***** GIVEN ENTRIES *****

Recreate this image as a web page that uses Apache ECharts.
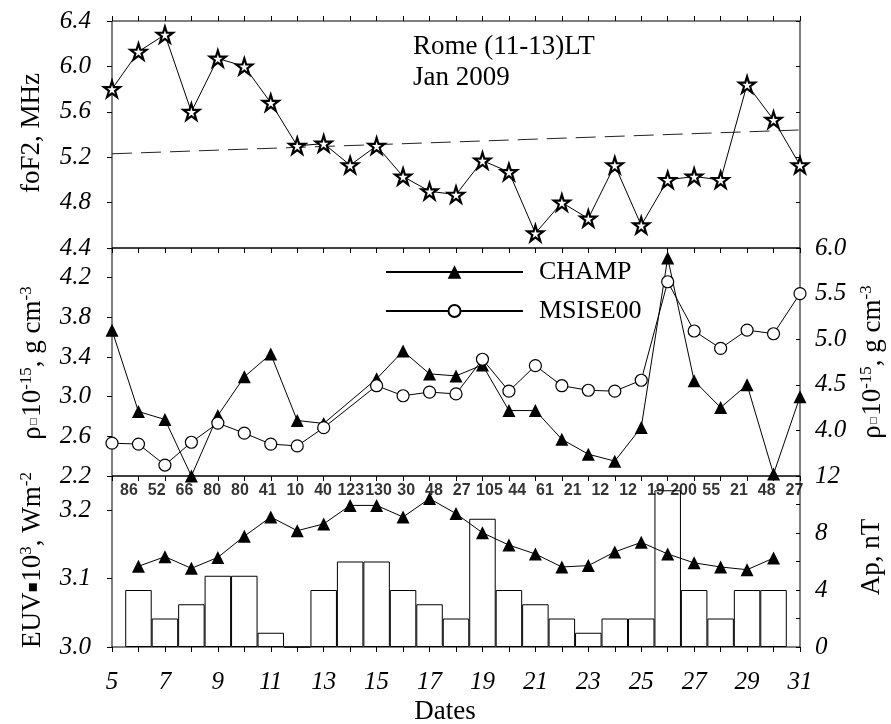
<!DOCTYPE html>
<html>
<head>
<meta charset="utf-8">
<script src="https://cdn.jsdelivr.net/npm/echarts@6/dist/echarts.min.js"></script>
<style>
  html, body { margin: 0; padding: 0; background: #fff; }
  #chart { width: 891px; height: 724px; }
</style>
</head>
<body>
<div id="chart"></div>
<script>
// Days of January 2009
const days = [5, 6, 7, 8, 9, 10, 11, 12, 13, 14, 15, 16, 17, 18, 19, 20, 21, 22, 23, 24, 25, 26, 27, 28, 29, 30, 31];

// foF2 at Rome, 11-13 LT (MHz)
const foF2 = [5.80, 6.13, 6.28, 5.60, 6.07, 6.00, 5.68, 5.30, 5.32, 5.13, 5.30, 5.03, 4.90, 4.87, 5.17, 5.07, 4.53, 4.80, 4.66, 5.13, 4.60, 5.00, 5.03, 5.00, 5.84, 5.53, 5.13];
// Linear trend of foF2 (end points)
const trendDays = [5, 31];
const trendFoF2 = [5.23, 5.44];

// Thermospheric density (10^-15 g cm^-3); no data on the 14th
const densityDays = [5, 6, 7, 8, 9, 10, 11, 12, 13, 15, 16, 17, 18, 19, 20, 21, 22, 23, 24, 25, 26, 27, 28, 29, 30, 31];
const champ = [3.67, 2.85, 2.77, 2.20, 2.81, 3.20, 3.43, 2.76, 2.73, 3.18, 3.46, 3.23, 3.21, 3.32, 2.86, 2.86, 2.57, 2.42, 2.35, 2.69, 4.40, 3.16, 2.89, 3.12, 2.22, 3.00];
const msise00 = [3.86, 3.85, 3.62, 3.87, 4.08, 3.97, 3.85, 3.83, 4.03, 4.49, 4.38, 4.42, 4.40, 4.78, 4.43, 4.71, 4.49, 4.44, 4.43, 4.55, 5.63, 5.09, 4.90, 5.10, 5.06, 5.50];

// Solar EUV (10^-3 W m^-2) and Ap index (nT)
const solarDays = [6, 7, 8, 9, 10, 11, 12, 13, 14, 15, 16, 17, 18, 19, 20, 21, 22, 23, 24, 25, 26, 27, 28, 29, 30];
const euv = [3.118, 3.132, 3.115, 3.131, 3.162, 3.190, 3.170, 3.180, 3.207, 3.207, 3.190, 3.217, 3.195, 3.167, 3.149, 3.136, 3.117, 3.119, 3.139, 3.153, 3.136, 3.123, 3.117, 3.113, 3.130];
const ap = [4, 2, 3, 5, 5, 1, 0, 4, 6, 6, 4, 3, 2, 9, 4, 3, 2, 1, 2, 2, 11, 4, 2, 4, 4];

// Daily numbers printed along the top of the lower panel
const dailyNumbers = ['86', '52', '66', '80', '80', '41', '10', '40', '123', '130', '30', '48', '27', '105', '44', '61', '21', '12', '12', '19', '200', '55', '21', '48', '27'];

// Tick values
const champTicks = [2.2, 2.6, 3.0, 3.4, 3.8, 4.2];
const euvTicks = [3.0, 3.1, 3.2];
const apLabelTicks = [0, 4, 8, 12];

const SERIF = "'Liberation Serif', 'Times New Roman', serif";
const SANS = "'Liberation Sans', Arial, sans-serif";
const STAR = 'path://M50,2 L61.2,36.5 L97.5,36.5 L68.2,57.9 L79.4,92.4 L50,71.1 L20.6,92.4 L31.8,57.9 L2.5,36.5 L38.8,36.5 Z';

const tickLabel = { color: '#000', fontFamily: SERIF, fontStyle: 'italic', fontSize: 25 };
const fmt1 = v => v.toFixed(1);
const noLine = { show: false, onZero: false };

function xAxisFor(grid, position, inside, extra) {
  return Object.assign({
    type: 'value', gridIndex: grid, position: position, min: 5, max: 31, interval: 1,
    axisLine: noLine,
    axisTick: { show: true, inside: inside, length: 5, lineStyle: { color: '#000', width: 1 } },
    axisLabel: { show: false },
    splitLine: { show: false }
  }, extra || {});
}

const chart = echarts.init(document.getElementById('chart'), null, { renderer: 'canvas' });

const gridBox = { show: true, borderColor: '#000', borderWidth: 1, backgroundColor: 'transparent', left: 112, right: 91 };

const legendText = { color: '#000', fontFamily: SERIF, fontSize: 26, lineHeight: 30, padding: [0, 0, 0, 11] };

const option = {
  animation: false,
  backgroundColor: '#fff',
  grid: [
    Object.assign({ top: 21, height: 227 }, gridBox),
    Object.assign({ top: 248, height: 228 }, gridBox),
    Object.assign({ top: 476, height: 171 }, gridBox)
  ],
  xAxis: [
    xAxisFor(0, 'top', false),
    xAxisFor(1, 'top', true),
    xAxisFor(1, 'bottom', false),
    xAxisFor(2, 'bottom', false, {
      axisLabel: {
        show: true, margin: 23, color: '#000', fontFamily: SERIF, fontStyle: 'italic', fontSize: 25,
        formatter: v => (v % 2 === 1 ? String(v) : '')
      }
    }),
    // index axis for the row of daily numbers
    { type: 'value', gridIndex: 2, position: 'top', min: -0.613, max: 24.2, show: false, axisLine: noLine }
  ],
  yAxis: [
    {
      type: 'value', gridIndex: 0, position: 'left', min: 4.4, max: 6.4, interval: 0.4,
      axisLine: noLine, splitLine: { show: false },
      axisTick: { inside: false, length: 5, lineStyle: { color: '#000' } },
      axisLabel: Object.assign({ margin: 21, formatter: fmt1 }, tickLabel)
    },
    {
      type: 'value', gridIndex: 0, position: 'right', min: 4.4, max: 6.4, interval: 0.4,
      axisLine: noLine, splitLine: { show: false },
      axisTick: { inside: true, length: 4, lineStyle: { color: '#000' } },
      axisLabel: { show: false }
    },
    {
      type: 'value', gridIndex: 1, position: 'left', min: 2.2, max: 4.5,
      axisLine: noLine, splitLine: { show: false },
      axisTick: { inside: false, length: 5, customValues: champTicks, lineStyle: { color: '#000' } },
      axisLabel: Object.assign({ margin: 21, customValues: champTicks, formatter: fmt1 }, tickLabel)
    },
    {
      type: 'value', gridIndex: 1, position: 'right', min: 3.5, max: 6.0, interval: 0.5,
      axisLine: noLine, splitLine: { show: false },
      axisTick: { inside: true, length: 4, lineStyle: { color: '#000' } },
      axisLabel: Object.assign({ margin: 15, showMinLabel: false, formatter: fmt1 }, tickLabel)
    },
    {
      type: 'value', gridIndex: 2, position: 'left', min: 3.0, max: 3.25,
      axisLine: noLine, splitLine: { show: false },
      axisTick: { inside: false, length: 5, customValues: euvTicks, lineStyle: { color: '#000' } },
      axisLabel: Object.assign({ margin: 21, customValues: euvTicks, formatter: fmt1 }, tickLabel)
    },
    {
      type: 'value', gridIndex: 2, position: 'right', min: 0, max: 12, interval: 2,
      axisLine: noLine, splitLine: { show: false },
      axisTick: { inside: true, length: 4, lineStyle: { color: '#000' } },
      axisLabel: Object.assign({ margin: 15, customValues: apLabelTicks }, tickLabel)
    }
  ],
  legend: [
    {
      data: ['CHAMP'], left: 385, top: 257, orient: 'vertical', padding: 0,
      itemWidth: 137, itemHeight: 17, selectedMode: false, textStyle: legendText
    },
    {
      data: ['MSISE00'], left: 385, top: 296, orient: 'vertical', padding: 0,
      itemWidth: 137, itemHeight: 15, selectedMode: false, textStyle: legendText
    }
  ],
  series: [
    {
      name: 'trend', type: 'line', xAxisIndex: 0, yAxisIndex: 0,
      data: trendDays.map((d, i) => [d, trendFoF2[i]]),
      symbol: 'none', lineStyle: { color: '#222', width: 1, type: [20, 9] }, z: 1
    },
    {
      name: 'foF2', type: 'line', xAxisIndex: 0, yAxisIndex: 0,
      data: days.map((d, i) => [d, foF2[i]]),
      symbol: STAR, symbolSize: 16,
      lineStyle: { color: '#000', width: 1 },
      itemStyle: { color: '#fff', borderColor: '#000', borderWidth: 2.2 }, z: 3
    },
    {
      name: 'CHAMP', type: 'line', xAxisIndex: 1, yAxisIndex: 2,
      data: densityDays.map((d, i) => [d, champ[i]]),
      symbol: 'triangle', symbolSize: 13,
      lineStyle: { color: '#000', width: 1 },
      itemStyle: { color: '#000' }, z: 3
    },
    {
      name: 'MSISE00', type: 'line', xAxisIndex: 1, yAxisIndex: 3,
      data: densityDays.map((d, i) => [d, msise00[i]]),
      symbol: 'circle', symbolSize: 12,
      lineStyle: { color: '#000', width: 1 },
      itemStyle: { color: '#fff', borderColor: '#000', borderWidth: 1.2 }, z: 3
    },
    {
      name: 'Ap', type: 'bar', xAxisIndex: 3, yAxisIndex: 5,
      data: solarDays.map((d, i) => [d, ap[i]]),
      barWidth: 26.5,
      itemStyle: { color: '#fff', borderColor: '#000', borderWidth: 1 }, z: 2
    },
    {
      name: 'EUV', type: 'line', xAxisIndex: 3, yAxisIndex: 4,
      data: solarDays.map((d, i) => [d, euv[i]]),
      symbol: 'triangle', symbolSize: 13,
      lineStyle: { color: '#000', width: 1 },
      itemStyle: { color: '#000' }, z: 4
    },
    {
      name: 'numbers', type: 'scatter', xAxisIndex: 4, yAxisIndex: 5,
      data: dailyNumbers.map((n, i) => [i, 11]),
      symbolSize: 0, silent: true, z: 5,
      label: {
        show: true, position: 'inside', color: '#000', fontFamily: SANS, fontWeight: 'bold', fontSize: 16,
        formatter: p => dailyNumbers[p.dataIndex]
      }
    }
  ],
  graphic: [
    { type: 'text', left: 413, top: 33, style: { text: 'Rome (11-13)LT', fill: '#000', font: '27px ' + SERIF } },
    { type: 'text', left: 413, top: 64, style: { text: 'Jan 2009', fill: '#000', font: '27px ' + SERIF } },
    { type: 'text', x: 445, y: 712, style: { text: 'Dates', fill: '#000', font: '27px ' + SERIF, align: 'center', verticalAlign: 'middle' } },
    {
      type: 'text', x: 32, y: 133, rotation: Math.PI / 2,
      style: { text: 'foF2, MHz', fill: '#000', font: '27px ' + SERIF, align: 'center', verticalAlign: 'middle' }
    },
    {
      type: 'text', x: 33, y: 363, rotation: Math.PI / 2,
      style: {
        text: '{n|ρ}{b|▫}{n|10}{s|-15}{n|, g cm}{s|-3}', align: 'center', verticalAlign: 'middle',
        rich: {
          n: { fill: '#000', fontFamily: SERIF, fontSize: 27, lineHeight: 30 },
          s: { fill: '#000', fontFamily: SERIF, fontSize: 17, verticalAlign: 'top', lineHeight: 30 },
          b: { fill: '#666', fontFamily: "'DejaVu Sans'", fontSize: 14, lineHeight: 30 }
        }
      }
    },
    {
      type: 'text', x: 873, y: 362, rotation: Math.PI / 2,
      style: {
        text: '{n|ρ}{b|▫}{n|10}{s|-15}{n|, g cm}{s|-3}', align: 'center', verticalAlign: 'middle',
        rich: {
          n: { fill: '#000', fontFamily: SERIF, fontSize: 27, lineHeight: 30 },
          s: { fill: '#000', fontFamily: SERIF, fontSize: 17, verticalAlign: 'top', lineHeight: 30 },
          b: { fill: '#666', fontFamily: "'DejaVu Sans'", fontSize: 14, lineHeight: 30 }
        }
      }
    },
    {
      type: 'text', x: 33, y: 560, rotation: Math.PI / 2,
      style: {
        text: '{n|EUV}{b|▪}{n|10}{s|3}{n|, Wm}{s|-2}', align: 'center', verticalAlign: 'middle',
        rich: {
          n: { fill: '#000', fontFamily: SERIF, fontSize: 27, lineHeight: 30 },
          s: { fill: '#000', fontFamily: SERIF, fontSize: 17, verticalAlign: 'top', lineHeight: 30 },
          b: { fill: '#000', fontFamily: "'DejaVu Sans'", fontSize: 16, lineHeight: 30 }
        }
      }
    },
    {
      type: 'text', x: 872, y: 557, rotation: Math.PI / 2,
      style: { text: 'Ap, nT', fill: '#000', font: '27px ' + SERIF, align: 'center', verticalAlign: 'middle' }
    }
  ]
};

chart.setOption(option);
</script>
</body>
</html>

*****
***** GIVEN ENTRIES *****

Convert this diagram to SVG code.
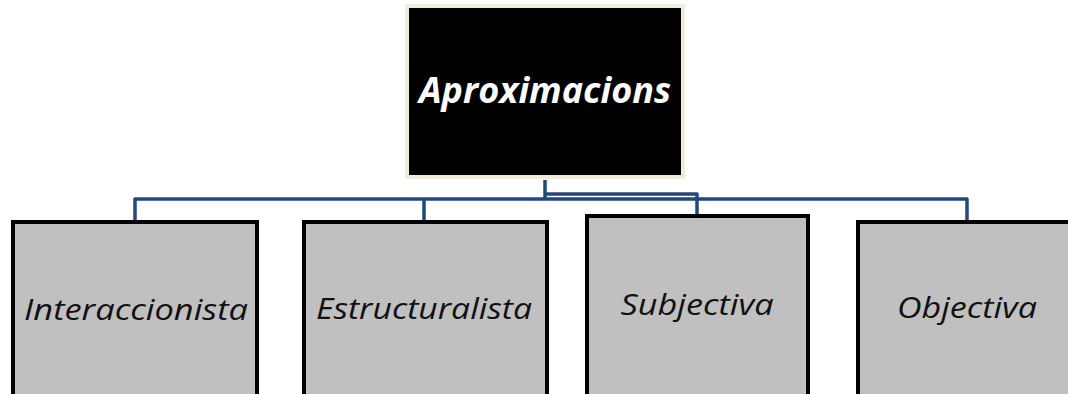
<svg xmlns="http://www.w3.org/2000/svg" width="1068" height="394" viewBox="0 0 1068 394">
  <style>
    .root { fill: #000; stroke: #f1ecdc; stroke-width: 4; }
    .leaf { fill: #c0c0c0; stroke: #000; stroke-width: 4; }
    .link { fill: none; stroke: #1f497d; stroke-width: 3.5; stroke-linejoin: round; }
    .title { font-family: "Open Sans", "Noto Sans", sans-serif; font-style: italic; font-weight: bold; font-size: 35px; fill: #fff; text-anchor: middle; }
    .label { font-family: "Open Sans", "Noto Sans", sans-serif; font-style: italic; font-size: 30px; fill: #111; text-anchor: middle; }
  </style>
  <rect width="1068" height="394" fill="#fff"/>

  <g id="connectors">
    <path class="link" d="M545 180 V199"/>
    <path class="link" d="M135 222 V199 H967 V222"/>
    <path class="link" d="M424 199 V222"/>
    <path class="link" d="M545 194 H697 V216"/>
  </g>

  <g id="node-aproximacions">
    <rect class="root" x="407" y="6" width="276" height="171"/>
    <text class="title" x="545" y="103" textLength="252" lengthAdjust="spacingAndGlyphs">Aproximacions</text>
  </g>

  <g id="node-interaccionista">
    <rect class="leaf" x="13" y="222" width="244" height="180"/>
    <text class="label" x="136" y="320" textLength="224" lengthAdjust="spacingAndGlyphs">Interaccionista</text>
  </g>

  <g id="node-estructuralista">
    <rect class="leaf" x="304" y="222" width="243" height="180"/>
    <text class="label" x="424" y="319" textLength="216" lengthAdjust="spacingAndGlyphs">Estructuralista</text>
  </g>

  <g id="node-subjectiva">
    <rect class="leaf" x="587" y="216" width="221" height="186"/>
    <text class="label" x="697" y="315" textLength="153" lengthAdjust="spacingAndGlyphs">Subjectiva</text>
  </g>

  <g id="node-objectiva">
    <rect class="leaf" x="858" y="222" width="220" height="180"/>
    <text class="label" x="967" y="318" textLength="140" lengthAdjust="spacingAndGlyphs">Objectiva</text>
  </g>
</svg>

*****

◆ **WHAT IS NEEDED**: Word for word, retype the lines in the entries above that run from the one with "Recreate this image" through the one with "5.10, 5.06, 5.50];". Both ends count; pictures do not.

◆ **IN RESPONSE**:
Recreate this image as a web page that uses Apache ECharts.
<!DOCTYPE html>
<html>
<head>
<meta charset="utf-8">
<script src="https://cdn.jsdelivr.net/npm/echarts@6/dist/echarts.min.js"></script>
<style>
  html, body { margin: 0; padding: 0; background: #fff; }
  #chart { width: 891px; height: 724px; }
</style>
</head>
<body>
<div id="chart"></div>
<script>
// Days of January 2009
const days = [5, 6, 7, 8, 9, 10, 11, 12, 13, 14, 15, 16, 17, 18, 19, 20, 21, 22, 23, 24, 25, 26, 27, 28, 29, 30, 31];

// foF2 at Rome, 11-13 LT (MHz)
const foF2 = [5.80, 6.13, 6.28, 5.60, 6.07, 6.00, 5.68, 5.30, 5.32, 5.13, 5.30, 5.03, 4.90, 4.87, 5.17, 5.07, 4.53, 4.80, 4.66, 5.13, 4.60, 5.00, 5.03, 5.00, 5.84, 5.53, 5.13];
// Linear trend of foF2 (end points)
const trendDays = [5, 31];
const trendFoF2 = [5.23, 5.44];

// Thermospheric density (10^-15 g cm^-3); no data on the 14th
const densityDays = [5, 6, 7, 8, 9, 10, 11, 12, 13, 15, 16, 17, 18, 19, 20, 21, 22, 23, 24, 25, 26, 27, 28, 29, 30, 31];
const champ = [3.67, 2.85, 2.77, 2.20, 2.81, 3.20, 3.43, 2.76, 2.73, 3.18, 3.46, 3.23, 3.21, 3.32, 2.86, 2.86, 2.57, 2.42, 2.35, 2.69, 4.40, 3.16, 2.89, 3.12, 2.22, 3.00];
const msise00 = [3.86, 3.85, 3.62, 3.87, 4.08, 3.97, 3.85, 3.83, 4.03, 4.49, 4.38, 4.42, 4.40, 4.78, 4.43, 4.71, 4.49, 4.44, 4.43, 4.55, 5.63, 5.09, 4.90, 5.10, 5.06, 5.50];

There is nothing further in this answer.